<<<<
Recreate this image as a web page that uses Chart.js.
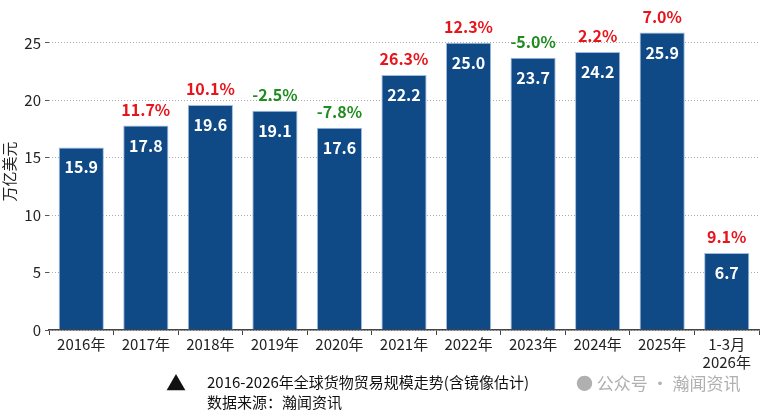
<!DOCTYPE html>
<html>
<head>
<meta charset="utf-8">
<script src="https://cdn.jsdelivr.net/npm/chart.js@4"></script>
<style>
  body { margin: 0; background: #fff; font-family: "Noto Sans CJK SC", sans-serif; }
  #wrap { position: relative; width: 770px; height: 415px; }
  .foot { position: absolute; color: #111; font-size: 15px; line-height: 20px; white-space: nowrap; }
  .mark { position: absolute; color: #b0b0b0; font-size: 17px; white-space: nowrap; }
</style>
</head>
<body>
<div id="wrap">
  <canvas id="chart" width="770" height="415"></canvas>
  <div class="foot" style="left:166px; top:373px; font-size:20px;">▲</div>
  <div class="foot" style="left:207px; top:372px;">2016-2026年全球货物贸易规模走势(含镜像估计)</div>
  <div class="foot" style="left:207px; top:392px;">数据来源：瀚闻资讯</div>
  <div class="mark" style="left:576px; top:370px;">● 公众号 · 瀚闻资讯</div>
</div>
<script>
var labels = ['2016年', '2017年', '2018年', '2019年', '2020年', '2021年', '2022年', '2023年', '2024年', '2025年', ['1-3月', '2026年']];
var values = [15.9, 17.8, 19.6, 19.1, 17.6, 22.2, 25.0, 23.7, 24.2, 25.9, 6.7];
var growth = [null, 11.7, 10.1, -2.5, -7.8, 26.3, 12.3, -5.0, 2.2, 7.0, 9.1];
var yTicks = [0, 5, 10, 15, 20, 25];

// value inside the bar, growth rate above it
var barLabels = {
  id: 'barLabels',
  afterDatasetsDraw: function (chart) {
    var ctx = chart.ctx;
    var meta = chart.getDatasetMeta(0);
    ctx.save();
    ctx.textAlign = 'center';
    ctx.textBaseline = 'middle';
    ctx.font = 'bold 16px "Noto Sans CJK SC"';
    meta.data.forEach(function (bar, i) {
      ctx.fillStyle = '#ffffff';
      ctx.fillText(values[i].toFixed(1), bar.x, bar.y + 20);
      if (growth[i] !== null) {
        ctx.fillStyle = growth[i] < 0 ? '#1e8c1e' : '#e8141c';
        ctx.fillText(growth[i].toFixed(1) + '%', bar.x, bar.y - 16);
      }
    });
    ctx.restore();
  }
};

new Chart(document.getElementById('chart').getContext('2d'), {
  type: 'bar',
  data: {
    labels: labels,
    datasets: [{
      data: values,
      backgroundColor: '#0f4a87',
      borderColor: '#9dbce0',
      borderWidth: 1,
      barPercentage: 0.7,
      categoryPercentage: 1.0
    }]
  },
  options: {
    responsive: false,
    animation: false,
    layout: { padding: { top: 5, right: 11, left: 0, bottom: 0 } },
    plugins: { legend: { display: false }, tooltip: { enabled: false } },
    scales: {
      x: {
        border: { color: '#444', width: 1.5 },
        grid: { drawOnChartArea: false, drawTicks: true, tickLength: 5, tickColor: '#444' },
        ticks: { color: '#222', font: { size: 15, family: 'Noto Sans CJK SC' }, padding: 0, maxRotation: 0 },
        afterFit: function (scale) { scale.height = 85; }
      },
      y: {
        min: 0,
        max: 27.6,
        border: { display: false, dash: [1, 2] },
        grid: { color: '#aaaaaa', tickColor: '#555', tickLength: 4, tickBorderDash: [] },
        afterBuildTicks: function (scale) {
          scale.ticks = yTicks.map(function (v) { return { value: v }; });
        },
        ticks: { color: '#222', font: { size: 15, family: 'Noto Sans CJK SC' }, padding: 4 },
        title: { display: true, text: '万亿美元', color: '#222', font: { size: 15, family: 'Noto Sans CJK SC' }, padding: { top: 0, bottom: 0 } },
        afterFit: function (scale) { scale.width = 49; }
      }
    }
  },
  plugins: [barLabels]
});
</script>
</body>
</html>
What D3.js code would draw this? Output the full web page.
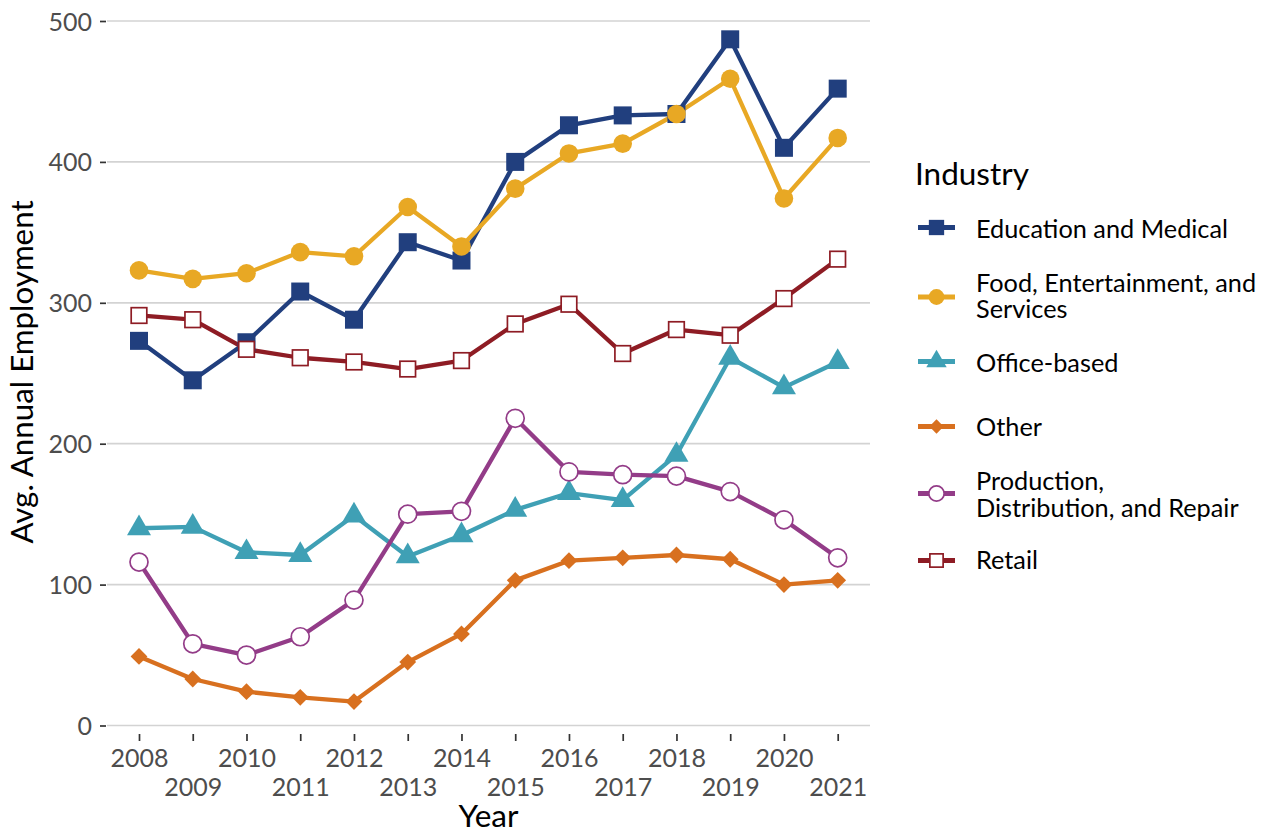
>>>>
§ AIM: Restate the records above in full, word for word. Keep pictures out.

§ RESPONSE BELOW:
Recreate this image as a web page that uses Chart.js.
<!DOCTYPE html>
<html>
<head>
<meta charset="utf-8">
<script src="https://cdn.jsdelivr.net/npm/chart.js@4"></script>
<style>
  body { margin: 0; background: #fff; font-family: "Noto Sans CJK SC", sans-serif; }
  #wrap { position: relative; width: 770px; height: 415px; }
  .foot { position: absolute; color: #111; font-size: 15px; line-height: 20px; white-space: nowrap; }
  .mark { position: absolute; color: #b0b0b0; font-size: 17px; white-space: nowrap; }
</style>
</head>
<body>
<div id="wrap">
  <canvas id="chart" width="770" height="415"></canvas>
  <div class="foot" style="left:166px; top:373px; font-size:20px;">▲</div>
  <div class="foot" style="left:207px; top:372px;">2016-2026年全球货物贸易规模走势(含镜像估计)</div>
  <div class="foot" style="left:207px; top:392px;">数据来源：瀚闻资讯</div>
  <div class="mark" style="left:576px; top:370px;">● 公众号 · 瀚闻资讯</div>
</div>
<script>
var labels = ['2016年', '2017年', '2018年', '2019年', '2020年', '2021年', '2022年', '2023年', '2024年', '2025年', ['1-3月', '2026年']];
var values = [15.9, 17.8, 19.6, 19.1, 17.6, 22.2, 25.0, 23.7, 24.2, 25.9, 6.7];
var growth = [null, 11.7, 10.1, -2.5, -7.8, 26.3, 12.3, -5.0, 2.2, 7.0, 9.1];
var yTicks = [0, 5, 10, 15, 20, 25];

// value inside the bar, growth rate above it
var barLabels = {
  id: 'barLabels',
  afterDatasetsDraw: function (chart) {
    var ctx = chart.ctx;
    var meta = chart.getDatasetMeta(0);
    ctx.save();
    ctx.textAlign = 'center';
    ctx.textBaseline = 'middle';
    ctx.font = 'bold 16px "Noto Sans CJK SC"';
    meta.data.forEach(function (bar, i) {
      ctx.fillStyle = '#ffffff';
      ctx.fillText(values[i].toFixed(1), bar.x, bar.y + 20);
      if (growth[i] !== null) {
        ctx.fillStyle = growth[i] < 0 ? '#1e8c1e' : '#e8141c';
        ctx.fillText(growth[i].toFixed(1) + '%', bar.x, bar.y - 16);
      }
    });
    ctx.restore();
  }
};

new Chart(document.getElementById('chart').getContext('2d'), {
  type: 'bar',
  data: {
    labels: labels,
    datasets: [{
      data: values,
      backgroundColor: '#0f4a87',
      borderColor: '#9dbce0',
      borderWidth: 1,
      barPercentage: 0.7,
      categoryPercentage: 1.0
    }]
  },
  options: {
    responsive: false,
    animation: false,
    layout: { padding: { top: 5, right: 11, left: 0, bottom: 0 } },
    plugins: { legend: { display: false }, tooltip: { enabled: false } },
    scales: {
      x: {
        border: { color: '#444', width: 1.5 },
        grid: { drawOnChartArea: false, drawTicks: true, tickLength: 5, tickColor: '#444' },
        ticks: { color: '#222', font: { size: 15, family: 'Noto Sans CJK SC' }, padding: 0, maxRotation: 0 },
        afterFit: function (scale) { scale.height = 85; }
      },
      y: {
        min: 0,
        max: 27.6,
        border: { display: false, dash: [1, 2] },
        grid: { color: '#aaaaaa', tickColor: '#555', tickLength: 4, tickBorderDash: [] },
        afterBuildTicks: function (scale) {
          scale.ticks = yTicks.map(function (v) { return { value: v }; });
        },
        ticks: { color: '#222', font: { size: 15, family: 'Noto Sans CJK SC' }, padding: 4 },
        title: { display: true, text: '万亿美元', color: '#222', font: { size: 15, family: 'Noto Sans CJK SC' }, padding: { top: 0, bottom: 0 } },
        afterFit: function (scale) { scale.width = 49; }
      }
    }
  },
  plugins: [barLabels]
});
</script>
</body>
</html>
What D3.js code would draw this? Output the full web page.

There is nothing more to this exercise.